Since 2008, Brett Gardner had a front row seat watching Derek Jeter‘s historical and famed career. He hasn’t known Jeter as long as Jeter’s closest friends Mariano Rivera, Andy Pettitte or Jorge Posada have, but Gardner has known Jeter long enough to know wearing the pinstripes is special, and its something every player who gets the chance to wear them should take pride in.
Gardner recalled the first time he ever met Derek Jeter back in 2006, when he was in the minor leagues and Jeter was with the ball club. Gardner had been trying to find his way around the Spring Training complex when he bumped into Jeter, laying eyes on a baseball legend in the making.
“Hey, I’m Derek.” Were the first words Jeter said to Gardner as they made introductions. Overtime Gardner and Jeter became teammates and friends, but Gardner spent majority of the their time as teammates observing Jeter and it showed when Jeter was out for most of the 2013 season with an ankle injury.
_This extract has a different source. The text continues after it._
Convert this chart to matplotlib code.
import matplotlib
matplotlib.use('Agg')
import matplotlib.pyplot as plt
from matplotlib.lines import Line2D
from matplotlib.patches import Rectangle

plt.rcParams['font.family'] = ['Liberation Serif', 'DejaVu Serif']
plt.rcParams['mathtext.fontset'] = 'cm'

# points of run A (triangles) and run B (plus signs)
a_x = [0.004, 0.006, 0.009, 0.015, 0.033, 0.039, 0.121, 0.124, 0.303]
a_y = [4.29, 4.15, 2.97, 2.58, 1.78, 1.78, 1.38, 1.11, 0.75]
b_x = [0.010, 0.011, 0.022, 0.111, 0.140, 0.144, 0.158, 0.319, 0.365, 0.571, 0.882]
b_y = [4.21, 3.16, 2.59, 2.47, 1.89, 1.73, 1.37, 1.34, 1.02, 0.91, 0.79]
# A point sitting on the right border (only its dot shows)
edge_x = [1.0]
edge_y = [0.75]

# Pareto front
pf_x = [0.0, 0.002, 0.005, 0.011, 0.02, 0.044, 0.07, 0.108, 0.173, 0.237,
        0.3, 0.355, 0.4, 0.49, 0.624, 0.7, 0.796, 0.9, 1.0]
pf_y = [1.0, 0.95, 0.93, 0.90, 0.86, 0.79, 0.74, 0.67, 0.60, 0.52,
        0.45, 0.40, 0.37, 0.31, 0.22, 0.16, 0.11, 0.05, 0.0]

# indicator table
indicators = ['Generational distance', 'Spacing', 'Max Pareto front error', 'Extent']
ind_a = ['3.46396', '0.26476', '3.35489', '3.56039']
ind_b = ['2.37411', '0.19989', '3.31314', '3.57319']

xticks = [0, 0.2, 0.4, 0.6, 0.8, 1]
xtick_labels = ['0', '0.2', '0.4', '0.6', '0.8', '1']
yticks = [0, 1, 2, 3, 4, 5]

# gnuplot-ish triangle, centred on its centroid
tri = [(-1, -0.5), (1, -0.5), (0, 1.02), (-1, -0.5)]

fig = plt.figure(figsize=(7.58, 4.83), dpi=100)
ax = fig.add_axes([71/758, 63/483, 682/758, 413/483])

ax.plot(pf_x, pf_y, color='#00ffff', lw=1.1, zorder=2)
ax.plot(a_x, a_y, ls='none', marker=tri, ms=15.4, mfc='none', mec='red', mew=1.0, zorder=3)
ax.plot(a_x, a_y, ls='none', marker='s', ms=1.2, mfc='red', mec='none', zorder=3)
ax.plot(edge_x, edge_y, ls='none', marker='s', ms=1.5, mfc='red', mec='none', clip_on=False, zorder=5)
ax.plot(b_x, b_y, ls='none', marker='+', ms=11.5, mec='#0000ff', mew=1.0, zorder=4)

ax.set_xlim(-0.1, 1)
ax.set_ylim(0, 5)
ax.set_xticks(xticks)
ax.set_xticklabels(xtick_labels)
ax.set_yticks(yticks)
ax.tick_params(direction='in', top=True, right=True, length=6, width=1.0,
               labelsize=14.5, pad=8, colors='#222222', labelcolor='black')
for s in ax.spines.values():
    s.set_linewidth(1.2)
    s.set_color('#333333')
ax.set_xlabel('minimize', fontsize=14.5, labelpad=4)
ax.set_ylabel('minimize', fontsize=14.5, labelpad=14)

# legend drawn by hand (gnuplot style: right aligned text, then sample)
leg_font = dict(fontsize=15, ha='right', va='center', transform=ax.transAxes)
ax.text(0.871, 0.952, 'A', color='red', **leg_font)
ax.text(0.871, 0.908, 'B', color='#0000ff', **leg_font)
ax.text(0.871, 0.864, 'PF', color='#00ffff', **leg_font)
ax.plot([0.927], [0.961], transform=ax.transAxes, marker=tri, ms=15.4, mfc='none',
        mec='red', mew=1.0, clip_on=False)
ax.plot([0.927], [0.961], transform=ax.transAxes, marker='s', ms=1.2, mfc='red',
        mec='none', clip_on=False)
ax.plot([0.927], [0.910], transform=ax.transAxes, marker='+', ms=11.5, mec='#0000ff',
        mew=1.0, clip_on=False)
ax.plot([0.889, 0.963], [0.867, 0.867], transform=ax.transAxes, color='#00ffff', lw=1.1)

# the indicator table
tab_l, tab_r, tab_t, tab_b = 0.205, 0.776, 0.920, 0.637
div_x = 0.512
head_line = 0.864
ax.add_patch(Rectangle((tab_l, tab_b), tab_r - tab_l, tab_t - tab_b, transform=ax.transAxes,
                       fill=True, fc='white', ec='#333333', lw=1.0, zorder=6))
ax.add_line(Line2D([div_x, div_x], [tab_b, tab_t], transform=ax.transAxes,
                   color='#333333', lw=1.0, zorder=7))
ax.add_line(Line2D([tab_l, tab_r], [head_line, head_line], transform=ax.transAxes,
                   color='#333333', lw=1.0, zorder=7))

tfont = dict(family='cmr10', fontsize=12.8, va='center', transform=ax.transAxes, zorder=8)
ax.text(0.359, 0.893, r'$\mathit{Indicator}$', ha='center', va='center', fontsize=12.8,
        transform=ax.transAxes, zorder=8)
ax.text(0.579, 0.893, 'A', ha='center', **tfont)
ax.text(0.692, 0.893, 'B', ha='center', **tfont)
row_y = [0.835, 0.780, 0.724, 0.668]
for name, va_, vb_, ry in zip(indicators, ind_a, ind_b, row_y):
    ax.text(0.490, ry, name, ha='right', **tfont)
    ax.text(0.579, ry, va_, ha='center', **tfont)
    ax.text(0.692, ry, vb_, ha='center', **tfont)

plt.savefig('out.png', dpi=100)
The Yankees were in the midst of a five game skid in mid-June as they headed out to the West Coast. Their Captain was on the disabled list and the Yankees looked defeated without their leader in the clubhouse. Before the 2013 season, Gardner was relatively quiet; he spoke when needed and did his job on the field with no questions asked. But without Jeter to tell the media what the Yankees had to do next, Gardner took matters into his own hands and told the media wise words Jeter once told his teammates.
“One thing I really learned from Jeet over the years. He’s not here right now, but he’s been so good at being able to turn the page. Doesn’t matter if you’re 0-for-5 or 5-for-5, or if we win or lose, we’ve got a game tomorrow. As soon as we walk out here tonight, we’ve got to focus on getting ready to play tomorrow.”
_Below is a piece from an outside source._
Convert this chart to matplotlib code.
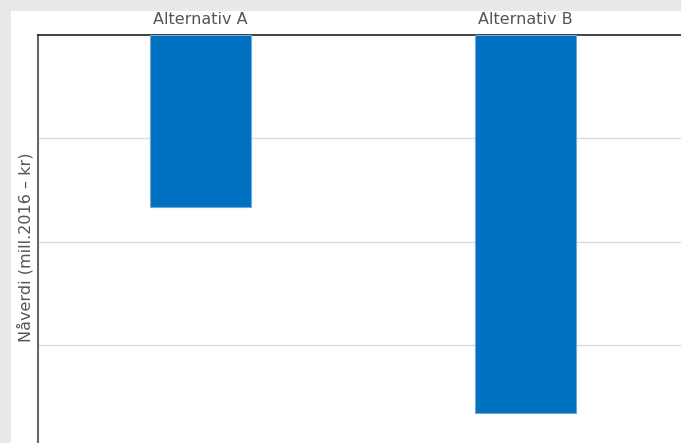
import matplotlib
matplotlib.use("Agg")
import matplotlib.pyplot as plt
from matplotlib.patches import Rectangle

categories = ["Alternativ A", "Alternativ B"]
values = [-166, -366]
grid_values = [-100, -200, -300, -400]
ylabel = "Nåverdi (mill.2016 – kr)"

plt.rcParams['font.family'] = ['DejaVu Sans']

W, H = 681, 443
fig = plt.figure(figsize=(W / 100, H / 100), dpi=100)
fig.patch.set_facecolor("#e8e9eb")
fig.patches.append(Rectangle((11 / W, 0), 1, 1 - 11 / H, transform=fig.transFigure,
                             facecolor="white", edgecolor="none", zorder=-10))

left, top, right, bottom = 38, 35, 688, 459
ax = fig.add_axes([left / W, (H - bottom) / H, (right - left) / W, (bottom - top) / H])
ax.set_zorder(5)
ax.set_facecolor("white")

x = list(range(len(categories)))
ax.bar(x, values, width=0.31, color="#0070c0", edgecolor="#6fa8dc", linewidth=0.8, zorder=3)

ax.set_xlim(-0.5, len(categories) - 0.5)
ax.set_ylim(-410, 0)
ax.set_yticks(grid_values)
ax.set_yticklabels([])
ax.tick_params(axis="y", length=0)
ax.grid(axis="y", color="#dcdcdc", linewidth=1, zorder=0)

ax.xaxis.tick_top()
ax.set_xticks(x)
ax.set_xticklabels(categories, fontsize=11.5, color="#555555")
ax.tick_params(axis="x", length=0, pad=6)

ax.set_ylabel(ylabel, fontsize=11.5, color="#555555")
ax.yaxis.set_label_coords(-4 / (right - left), 0.5)

for s in ["right", "bottom"]:
    ax.spines[s].set_visible(False)
ax.spines["top"].set_color("#222222")
ax.spines["top"].set_linewidth(1.2)
ax.spines["left"].set_color("#666666")
ax.spines["left"].set_linewidth(1.5)

fig.savefig("out.png", dpi=100, facecolor=fig.get_facecolor())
Ever since that evening, Gardner had become more vocal in the clubhouse and showed he had a fiery personality–he was the first one to storm out of the dugout after Ryan Dempster hit Alex Rodriguez later that summer. When interviewed, Gardner made sure he went back to the wise words of Jeter, always remembering what the Captain had told his team. Not only did Gardner learn how to be a better teammate and player from Jeter, but he also learned how to be a leader in his own right.
Fast forward to this morning, with Gardner holding court by his locker next to Jeter’s. As Gardner answers questions about the 2014 season and of his friends’ upcoming retirement, Jeter comes in for another day of work. With seeing Gardner for the first time in a while, he walks over to him, shakes his hand and asks him, “How do you feel about going to left.” right after Gardner received a question about Jacoby Ellsbury being in center field.
A reporter asks Gardner about the possibility of being traded after the Yankees acquired Jacoby Ellsbury with Jeter chiming in,”You’re getting traded now?”That’s when the playful banter war was on. Gardner asked Jeter about if his Facebook profile was fake, and Jeter playfully responded, “‘I’d say something back to you but I don’t want to embarrass you.”
Many players idolize Jeter and most of them develop a relationship with him, whether it be a personal or a working one. But Jeter was more than just a teammate to Gardner. Gardner was the student, and Jeter was the master–and just from observation, Gardner learned from Jeter what it means to be a New York Yankee.